A factory has a batch of hand sanitiser with 50% alcohol content. How much pure alcohol should they include in a 600 mL bottle to make a 68% mixture?
I thought: simple enough, the factory has $$ 0.5 = \frac{300}{600}. $$ They need to figure out how much more alcohol to mix; therefore, $$ 0.68 = \frac{300+x}{600} \Rightarrow x = 108\text{ mL}. $$ But the answer is $$ 0.68 = \frac{300+0.5x}{600} \Rightarrow x = 216\text{ mL}. $$ I can't figure out what I have done wrong.
To keep the volume constant when you add $x$ ml of pure alcohol, you must remove $x$ ml of the sanitizer. Since half of the sanitizer is alcohol, you are removing $0.5x$ ml of alcohol before adding $x$ ml of alcohol. The net alcohol content is $300-0.5x+x=300+0.5x$ ml.
A factory has a batch of hand sanitiser with 50% alcohol content. How much pure alcohol should they include in a 600 mL bottle to make a 68% mixture?
Let $x$ mL be the volume of pure alcohol to be mixed with the given hand sanitiser to obtain the required mixture.
Since the given hand sanitiser is $50\%$ ABV, it contributes $\frac12(600-x)$ mL of alcohol.
The required mixture is 68% ABV and of volume 600 mL: $$\frac{x+\frac12(600-x)}{600}=0.68\\x=216.$$
$$0.68 = \frac{300+x}{600} \quad\Rightarrow\quad x = 108\text{ mL}.$$
Is $x$ a pure number or a physical quantity with unit mL ?
The symbol ⇒ means 'implies', not 'therefore'; your presentation just says that the right side is the answer if the left side is true, but doesn't actually assert that the right side is the answer.
Better (albeit not the correct answer): $$0.68 = \frac{300+x}{600}; \text{ therefore, }x = 108$$ or just $$0.68 = \frac{300+x}{600}\\x = 108.$$
⇒ to mean therefore seems to be the later equivalent of using = to mean output (1 + 2 = 3 + 4 = 7).
– ryang
Oct 23 '24 at 03:24
It can be done without Algebra, using inverse proportion , as the ratio of pure alcohol$\,:\,$sanitizer needed to get the target
will be in inverse proportion to their distance from target, so $(68-50):(100-68) = 18:32 = 9:16$
Thus Pure alcohol needed $= \frac{9}{(9+16)} \times 600 = 216 ml$
$\underline{\texttt{Addressing OP's Query}}$
Suppose you have stocks of $60\%$ alcohol and $30\%$ alcohol and want to make a $200$ ml cocktail with $45\%$ alcohol
Alcohol: $\small{30\% ---------- 45\% - - - - - - - - - - 60\%}$
Since $45$ is the mid-point of $30$ and $60$ it is obvious that $100$ ml of each will be needed
But what if we want the cocktail to have $50\%$ alcohol ?
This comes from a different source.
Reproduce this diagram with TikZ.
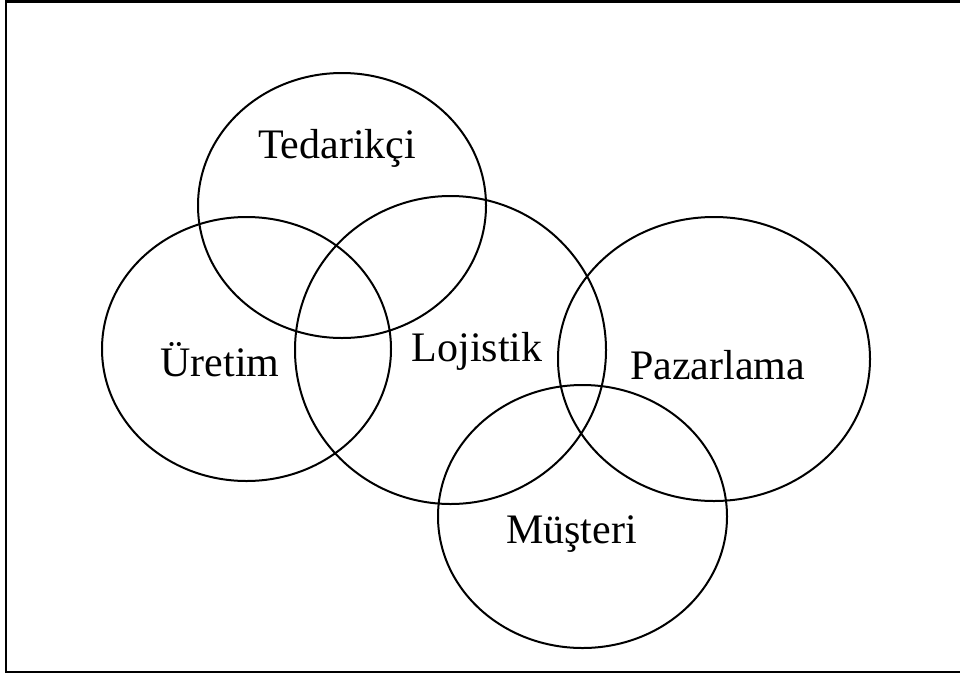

Alcohol: $\small{30\% -------------50\% - - - - - - - - 60\%}$
Obviously now we shall need more of the $60\%$ alcohol and the new ratio won't be $15:15$ but $20:10 = \; 2:1$, so in inverse proportion to their respective distances from the target, directly giving the answer of $\frac23\cdot200 ml$ of $60\%$ alcohol
This method is not only faster, but less error prone than using Algebra, where students are more prone to making mistakes.